Table "public.document_service_contacts"

Indexes:
    "document_service_contacts_pkey" PRIMARY KEY, btree (id)
    "index_document_service_contacts_on_connected_service_id" btree (connected_service_id)
    "index_document_service_contacts_on_document_id" btree (document_id)
    "index_document_service_contacts_on_shared_service_contact_id" btree (shared_service_contact_id)
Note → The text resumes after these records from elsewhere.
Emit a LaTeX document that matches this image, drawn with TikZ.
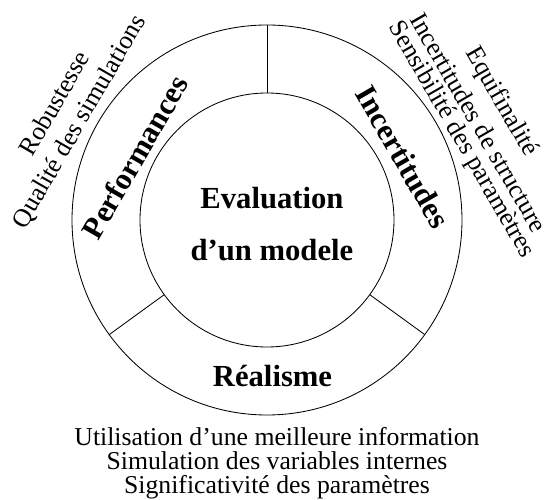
\documentclass[tikz,border=0pt]{standalone}
\usepackage{fontspec}
\setmainfont{Liberation Serif}
\usepackage{tikz}
\usetikzlibrary{positioning}

\begin{document}
\begin{tikzpicture}[
    ring/.style={circle, draw, line width=0.6pt, inner sep=0pt, outer sep=0pt},
    zone/.style={font=\fontsize{21.8}{37}\selectfont\bfseries, align=center, inner sep=0pt},
    note/.style={font=\fontsize{18.3}{17.1}\selectfont, align=center, inner sep=0pt}
]
    \useasboundingbox (-6.675,-7.0) rectangle (7.025,5.5);

    \node[ring, minimum size=9.75cm] (outer) at (0, 0) {};
    \node[ring, minimum size=6.35cm] (inner) at (0, 0) {};
    \foreach \a in {90, 216, -36}
        \draw[line width=0.6pt] (inner.\a) -- (outer.\a);

    \node[zone] (centre) at (0.125, -0.09) {Evaluation\\d’un modele};
    \node[zone, rotate=60] (perf) at (-3.3, 1.575) {Performances};
    \node[zone, rotate=-60] (incert) at (3.4, 1.575) {Incertitudes};
    \node[zone, anchor=base] (real) at (0.1375, -4.175) {Réalisme};

    % criteres autour du cercle
    \node[note, rotate=60] (rob) at (-5.325, 2.925) {Robustesse};
    \node[note, rotate=60] (qual) at (-4.675, 2.45) {Qualité des simulations};
    \node[note, rotate=-60] (equi) at (5.85, 2.95) {Equifinalité};
    \node[note, rotate=-60] (instr) at (5.3, 2.44) {Incertitudes de structure};
    \node[note, rotate=-60] (sens) at (4.85, 2.0) {Sensibilité des paramètres};
    \node[note] (realnotes) at (0.25, -6.07) {Utilisation d’une meilleure information\\Simulation des variables internes\\Significativité des paramètres};
\end{tikzpicture}
\end{document}
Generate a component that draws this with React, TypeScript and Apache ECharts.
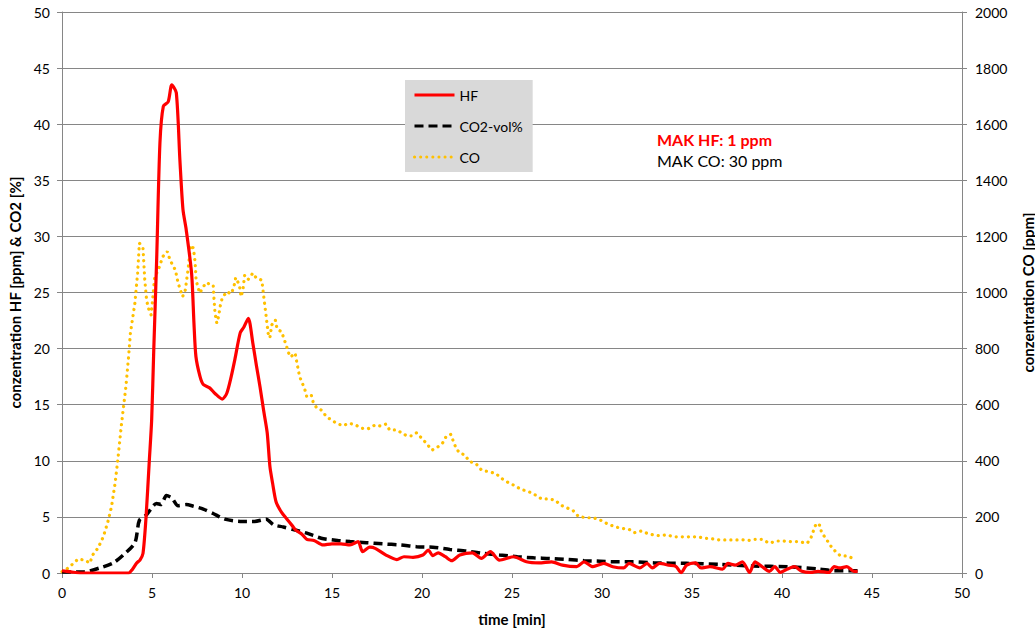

Table "public.service_contacts"

Indexes:
    "service_contacts_pkey" PRIMARY KEY, btree (id)
    "service_contacts_external_id_unique" UNIQUE, btree (external_id, connected_service_id)
    "index_service_contacts_on_connected_service_id" btree (connected_service_id)
    "index_service_contacts_on_contact_id" btree (contact_id)
    "index_service_contacts_on_email_address" btree (email_address)
    "index_service_contacts_on_provider_id" btree (provider_id)
    "index_service_contacts_on_user_id" btree (user_id)

Table "public.contacts"

Indexes:
    "contacts_pkey" PRIMARY KEY, btree (id)
    "contacts_index_for_find_or_create_service_contact" btree (user_id, email_address, last_name, first_name)
    "index_contacts_on_contacted_at" btree (contacted_at)
    "index_contacts_on_email_address_and_user_id" btree (email_address, user_id)
    "index_contacts_on_user_id" btree (user_id)
    "index_contacts_on_user_id_and_email_address" btree (user_id, email_address)

Best Answer

Hitting an index tens of thousands of times is not free. At some point it is faster to read the entire table, and clearly that planner thinks it has reached that point.

Note that the time taken to seq scan document_service_contacts is less than 10% of the total execution time (thought much of this low time is probably that it is already in the cache). Even if that were reduced to zero, it still wouldn't really move the needle.

Your slowest step is reading 21939 pages (out of how many total?) of the documents table in order to obtain about 8% of its rows. It might actually be faster to stop using that index and read the whole table instead.